Q2: What is the recommended sample preparation procedure for testing irregularly shaped components, such as a switch or a section of wiring?
For optimal results, the sample should present a flat, clean surface to the X-ray beam. For small, irregular components like switches or socket contacts, the use of the optional small-spot collimator is recommended to isolate the area of interest. For cables, a cross-sectional cut is often made to create a flat surface for testing the insulation and conductor separately. The sample must fit within the chamber and completely cover the measurement aperture to prevent X-ray leakage and ensure the analysis is representative of the material itself and not the background.

Q3: Can the EDX-2A be used for quantitative analysis beyond simple RoHS pass/fail screening, such as for alloy grade identification?
Yes. While pre-calibrated for RoHS screening, the instrument’s software includes a comprehensive fundamental parameters (FP) method that allows for the quantitative analysis of a wide range of materials. For metal alloys, this enables the identification and verification of grades by measuring the precise percentages of constituent elements. This is particularly useful in sectors like aerospace and automotive for Positive Material Identification (PMI) of incoming metal stock and components.

Q4: How often does the instrument require calibration and maintenance to ensure data integrity?
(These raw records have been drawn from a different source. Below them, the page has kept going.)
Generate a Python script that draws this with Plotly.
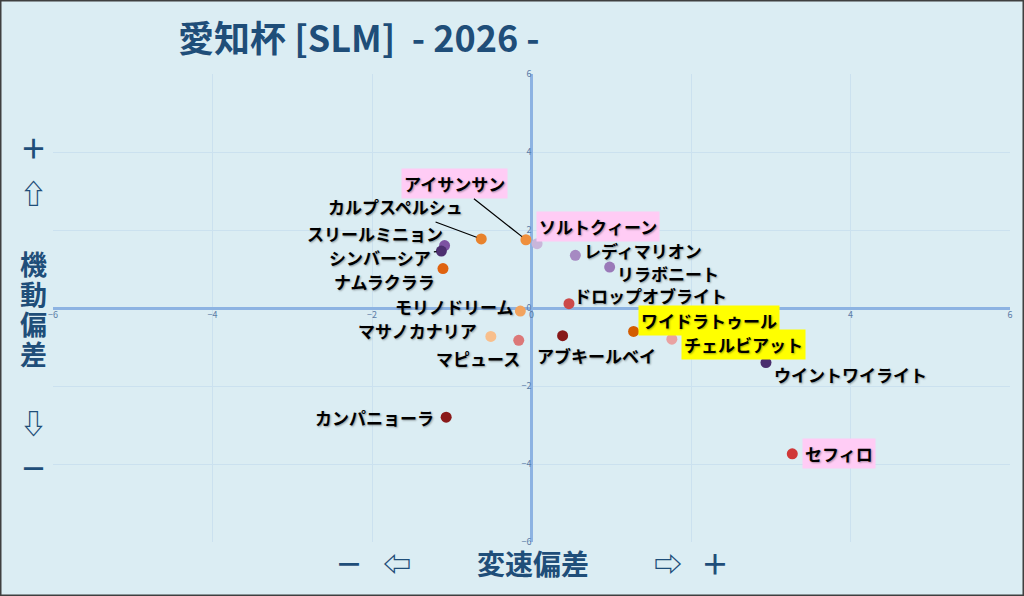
import plotly.graph_objects as go

# data
horses = ['アイサンサン', 'カルプスペルシュ', 'スリールミニョン', 'シンバーシア', 'ナムラクララ',
          'ソルトクィーン', 'レディマリオン', 'リラボニート', 'ドロップオブライト', 'モリノドリーム',
          'ワイドラトゥール', 'マサノカナリア', 'マピュース', 'アブキールベイ', 'チェルビアット',
          'ウイントワイライト', 'カンパニョーラ', 'セフィロ']
speed_dev = [-0.07, -0.63, -1.09, -1.13, -1.11, 0.07, 0.55, 0.98, 0.47, -0.14,
             1.28, -0.51, -0.16, 0.39, 1.76, 2.94, -1.07, 3.27]
mobility_dev = [1.75, 1.77, 1.60, 1.46, 1.01, 1.65, 1.35, 1.05, 0.11, -0.08,
                -0.60, -0.73, -0.83, -0.71, -0.80, -1.40, -2.80, -3.74]
ticks = [-6, -4, -2, 0, 2, 4, 6]

# styles
colors = ['#ef8f3c', '#e8822c', '#7d52a2', '#4d2f70', '#df620f',
          '#c9b6da', '#a689c2', '#9a79b8', '#cc4a4a', '#f2a35e',
          '#d35c00', '#f8bf8c', '#dc7878', '#871818', '#e9a2a2',
          '#4a2e6e', '#8a1a1a', '#d03838']
label_offset = {  # pixel offset of label centre from its point
    'アイサンサン': (-71, -56), 'カルプスペルシュ': (-86, -32), 'スリールミニョン': (-70, -12),
    'シンバーシア': (-61, 6), 'ナムラクララ': (-58, 13), 'ソルトクィーン': (61, -17),
    'レディマリオン': (68, -5), 'リラボニート': (58, 6), 'ドロップオブライト': (82, -8),
    'モリノドリーム': (-66, -5), 'ワイドラトゥール': (75, -11), 'マサノカナリア': (-73, -6),
    'マピュース': (-41, 18), 'アブキールベイ': (34, 20), 'チェルビアット': (72, 5),
    'ウイントワイライト': (85, 12), 'カンパニョーラ': (-72, 0), 'セフィロ': (47, 0),
}
highlight = {'アイサンサン': '#ffccf5', 'ソルトクィーン': '#ffccf5', 'セフィロ': '#ffccf5',
             'ワイドラトゥール': '#ffff00', 'チェルビアット': '#ffff00'}
leaders = ['アイサンサン', 'カルプスペルシュ', 'シンバーシア', 'ドロップオブライト']

FONT = 'Noto Sans CJK JP'
NAVY = '#1f4e79'
BG = '#dbedf3'

W, H = 1024, 596
ML, MR, MT, MB = 53, 14, 74, 54
PW, PH = W - ML - MR, H - MT - MB

fig = go.Figure()
fig.add_trace(go.Scatter(
    x=speed_dev, y=mobility_dev, mode='markers', text=horses,
    marker=dict(size=11, color=colors, line=dict(width=0)),
    hoverinfo='text', showlegend=False,
))

annotations = []
for name, xv, yv in zip(horses, speed_dev, mobility_dev):
    ax, ay = label_offset[name]
    annotations.append(dict(
        x=xv, y=yv, xref='x', yref='y', text=name,
        showarrow=True, ax=ax, ay=ay, arrowhead=0, arrowwidth=1.2, standoff=5,
        arrowcolor='#000000' if name in leaders else 'rgba(0,0,0,0)',
        bgcolor=highlight.get(name, 'rgba(0,0,0,0)'), borderpad=2,
        font=dict(family=FONT, size=17, color='#000000', weight='bold',
                  shadow='1px 1px 2px rgba(0,0,0,0.35)'),
    ))


def px_x(px):
    return (px - ML) / PW


def px_y(py):
    return 1 - (py - MT) / PH


def side_label(txt, px, py, size):
    annotations.append(dict(x=px_x(px), y=px_y(py), xref='paper', yref='paper', text=txt,
                            showarrow=False, xanchor='center', yanchor='middle',
                            font=dict(family=FONT, size=size, color=NAVY, weight='bold')))


# left side labels
for txt, py in [('＋', 147), ('⇧', 192), ('機', 263), ('動', 293), ('偏', 323), ('差', 353),
                ('⇩', 422), ('－', 467)]:
    side_label(txt, 33, py, 27)
# bottom labels
for txt, px in [('－', 349), ('⇦', 397), ('変速偏差', 533), ('⇨', 668), ('＋', 715)]:
    side_label(txt, px, 563, 28)
# title
annotations.append(dict(x=px_x(176), y=px_y(36), xref='paper', yref='paper',
                        text='愛知杯 [SLM]  - 2026 -', showarrow=False,
                        xanchor='left', yanchor='middle',
                        font=dict(family=FONT, size=36, color=NAVY, weight='bold')))

axis_common = dict(
    tickvals=ticks, showgrid=True, gridcolor='#cbe1ef', gridwidth=1,
    zeroline=True, zerolinecolor='#8db3e2', zerolinewidth=3,
    ticks='', tickfont=dict(family=FONT, size=9, color='#5a7ca6'),
    showline=False, anchor='free', position=0.5, fixedrange=True,
)
fig.update_layout(
    width=W, height=H,
    margin=dict(l=ML, r=MR, t=MT, b=MB),
    paper_bgcolor=BG, plot_bgcolor=BG,
    xaxis=dict(range=[-6, 6], **axis_common),
    yaxis=dict(range=[-6, 6], **axis_common),
    annotations=annotations,
    shapes=[dict(type='rect', xref='paper', yref='paper',
                 x0=-ML / PW, x1=1 + MR / PW, y0=-MB / PH, y1=1 + MT / PH,
                 line=dict(color='#3f3f3f', width=3))],
)

fig.write_html('out.html', config={'displayModeBar': False},
               post_script="document.body.style.margin='0';")
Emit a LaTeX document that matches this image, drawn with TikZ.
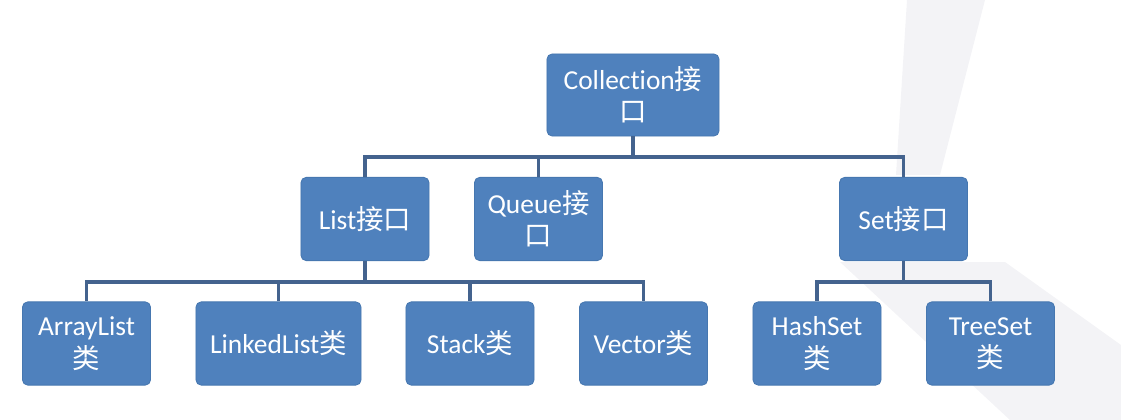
\documentclass[tikz,border=0pt]{standalone}
\usepackage{fontspec}
\setmainfont{Carlito}[Ligatures=NoCommon]
\newfontfamily\cjk{Noto Sans CJK SC}
\definecolor{boxblue}{HTML}{4F81BD}
\definecolor{boxedge}{HTML}{4677B0}
\definecolor{linkblue}{HTML}{44638E}
\definecolor{slidegray}{HTML}{F3F3F6}
\usetikzlibrary{positioning}

\begin{document}
\begin{tikzpicture}[x=0.025cm, y=-0.025cm,
    every node/.style={font=\fontsize{19.5}{23}\selectfont},
    box/.style={draw=boxedge, line width=0.6pt, fill=boxblue, rounded corners=0.13cm,
                text=white, align=center, inner sep=1pt,
                minimum width=3.2cm, minimum height=2.08cm},
    link/.style={draw=linkblue, line width=2.8pt}]
      \useasboundingbox (0,0) rectangle (1121,420);
      % slide background
      \fill[slidegray] (907,0) -- (985,0) -- (940,175) -- (896,175) -- cycle;
      \fill[slidegray] (840,262) -- (1005,262) -- (1121,345) -- (1121,420) -- (1010,420) -- cycle;
      % interfaces
      \node[box, minimum width=4.3cm, minimum height=2.05cm] (coll) at (633,95)
            {Collection{\cjk 接}\\{\cjk 口}};
      \node[box] (list) at (365,219) {List{\cjk 接口}};
      \node[box] (queue) at (538.5,219) {Queue{\cjk 接}\\{\cjk 口}};
      \node[box] (set) at (903.5,219) {Set{\cjk 接口}};
      % classes
      \node[box] (arr) at (86.5,343.5) {ArrayList\\{\cjk 类}};
      \node[box, minimum width=4.125cm] (linked) at (278.5,343.5) {LinkedList{\cjk 类}};
      \node[box] (stack) at (470,343.5) {Stack{\cjk 类}};
      \node[box] (vector) at (643.5,343.5) {Vector{\cjk 类}};
      \node[box] (hash) at (817,343.5) {HashSet\\{\cjk 类}};
      \node[box] (tree) at (990.5,343.5) {TreeSet\\{\cjk 类}};
      % buses
      \coordinate (upbus) at (0,157);
      \coordinate (lowbus) at (0,282);
      \draw[link] (coll.south) -- (coll.south |- upbus);
      \draw[link] (list.north) -- (list.north |- upbus) -- (set.north |- upbus) -- (set.north);
      \draw[link] (queue.north) -- (queue.north |- upbus);
      \draw[link] (list.south) -- (list.south |- lowbus);
      \draw[link] (arr.north) -- (arr.north |- lowbus) -- (vector.north |- lowbus) -- (vector.north);
      \draw[link] (linked.north) -- (linked.north |- lowbus);
      \draw[link] (stack.north) -- (stack.north |- lowbus);
      \draw[link] (set.south) -- (set.south |- lowbus);
      \draw[link] (hash.north) -- (hash.north |- lowbus) -- (tree.north |- lowbus) -- (tree.north);
    \end{tikzpicture}
\end{document}
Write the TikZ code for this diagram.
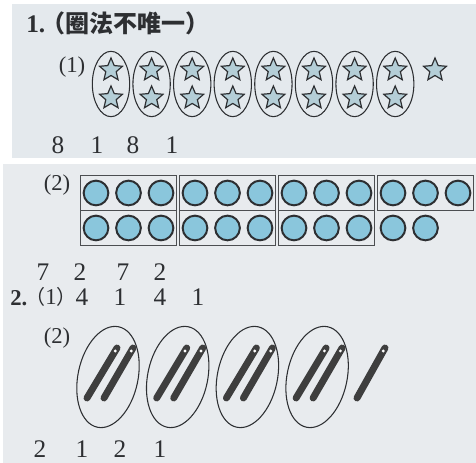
\documentclass[tikz,border=0pt]{standalone}
\usepackage{fontspec}
\setmainfont{Liberation Serif}
\newfontfamily\cjk{Noto Sans CJK SC}
\usetikzlibrary{shapes.geometric, fit, positioning}
\definecolor{panelbg}{RGB}{228, 233, 237}
\definecolor{panelbgb}{RGB}{232, 235, 238}
\definecolor{inkgray}{RGB}{45, 47, 50}
\definecolor{starfill}{RGB}{180, 206, 215}
\definecolor{ballfill}{RGB}{138, 198, 220}
\definecolor{stickgray}{RGB}{62, 62, 62}

\begin{document}
\begin{tikzpicture}[x=0.75pt, y=-0.75pt,
          num/.style={font=\fontsize{19}{22}\selectfont,
                      text=inkgray, inner sep=0pt},
          lab/.style={font=\fontsize{17}{20}\selectfont,
                      text=inkgray, inner sep=0pt},
          st/.style={star, star points=5, star point ratio=2.2,
                     minimum size=18pt, inner sep=0pt,
                     fill=starfill, draw=inkgray, line width=0.9pt},
          ring/.style={ellipse, draw=inkgray, line width=0.8pt,
                       minimum width=28pt, minimum height=49pt,
                       inner sep=0pt},
          ball/.style={circle, minimum size=18.5pt, inner sep=0pt,
                       fill=ballfill, draw=inkgray, line width=1.5pt},
          grp/.style={draw=inkgray!85, line width=1.1pt,
                      inner xsep=1.5pt, inner ysep=3pt},
          bundle/.style={ellipse, draw=inkgray, line width=0.8pt,
                         minimum width=45pt, minimum height=77pt,
                         inner sep=0pt, rotate=-12},
          stick/.style={draw=stickgray, line width=5.2pt,
                        line cap=round},
      ]
      \useasboundingbox (0,0) rectangle (476,463);
      \fill[panelbg] (12,4) rectangle (476,158);
      \fill[panelbgb] (3,164) rectangle (476,463);

      % part 1
      \node[anchor=west, inner sep=0pt, text=inkgray,
            font=\fontsize{19}{22}\selectfont\bfseries] (t1)
          at (26,24) {1.};
      \node[anchor=west, inner sep=0pt, text=inkgray,
            font=\cjk\bfseries\fontsize{18}{20}\selectfont] (t1b)
          at (41,23) {（圈法不唯一）};
      \node[lab] (p1) at (72,67) {(1)};

      % stars, two in each ring
      \foreach \i in {0,...,7} {
          \node[st] (sa\i) at (111+40.6*\i, 70) {};
          \node[st] (sb\i) at (111+40.6*\i, 98) {};
          \node[ring] (r\i) at (111+40.6*\i, 84) {};
      }
      \node[st] (sx) at (435,70) {};

      \node[num] (n1) at (58,145)  {8};
      \node[num] (n2) at (97,145)  {1};
      \node[num] (n3) at (133,145) {8};
      \node[num] (n4) at (172,145) {1};

      % part 1 (2): circles in boxes of three
      \node[lab] (p2) at (57,185) {(2)};
      \foreach \g in {0,...,3} {
          \foreach \j in {0,1,2}
              \node[ball] (a\g\j) at (96+99*\g+32.5*\j, 193) {};
          \node[grp, fit=(a\g0)(a\g2)] (ba\g) {};
      }
      \foreach \g in {0,1,2} {
          \foreach \j in {0,1,2}
              \node[ball] (b\g\j) at (96+99*\g+32.5*\j, 228) {};
          \node[grp, fit=(b\g0)(b\g2)] (bb\g) {};
      }
      \node[ball] (b30) at (393,228) {};
      \node[ball] (b31) at (425.5,228) {};

      \node[num] (m1) at (43,272)  {7};
      \node[num] (m2) at (80,272)  {2};
      \node[num] (m3) at (123,272) {7};
      \node[num] (m4) at (160,272) {2};

      % part 2
      \node[anchor=west, inner sep=0pt, text=inkgray,
            font=\fontsize{17}{20}\selectfont\bfseries] (t2)
          at (10,298) {2.};
      \node[lab, anchor=west] (q1) at (25,297)
          {{\cjk\fontsize{15}{18}\selectfont （}1{\cjk\fontsize{15}{18}\selectfont ）}};
      \node[num] (k1) at (82,297)  {4};
      \node[num] (k2) at (120,297) {1};
      \node[num] (k3) at (160,297) {4};
      \node[num] (k4) at (198,297) {1};

      \node[lab] (q2) at (57,338) {(2)};

      % sticks, two in each bundle
      \foreach \k in {0,...,3} {
          \pgfmathsetmacro\cx{108+69.7*\k}
          \draw[stick] (\cx-21,398) -- (\cx+9,348);
          \draw[stick] (\cx-4,398) -- (\cx+25,348);
          \fill[white] (\cx+7.3,351) circle (1.2pt);
          \fill[white] (\cx+23.3,351) circle (1.2pt);
          \node[bundle] (e\k) at (\cx,377) {};
      }
      \draw[stick] (357,398) -- (385,348);
      \fill[white] (383.3,351) circle (1.2pt);

      \node[num] (h1) at (40,449)  {2};
      \node[num] (h2) at (82,449)  {1};
      \node[num] (h3) at (120,449) {2};
      \node[num] (h4) at (160,449) {1};
      \end{tikzpicture}
\end{document}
The system should undergo a performance check using a certified calibration standard at regular intervals, typically at the start of each day or when analyzing a new material type. A full instrumental calibration is less frequent and is dependent on usage; it is generally recommended annually. The X-ray tube is a consumable item with a rated lifespan and will eventually require replacement. A preventative maintenance service contract is highly advised to perform these calibrations, hardware checks, and software updates, ensuring consistent, reliable, and auditable data.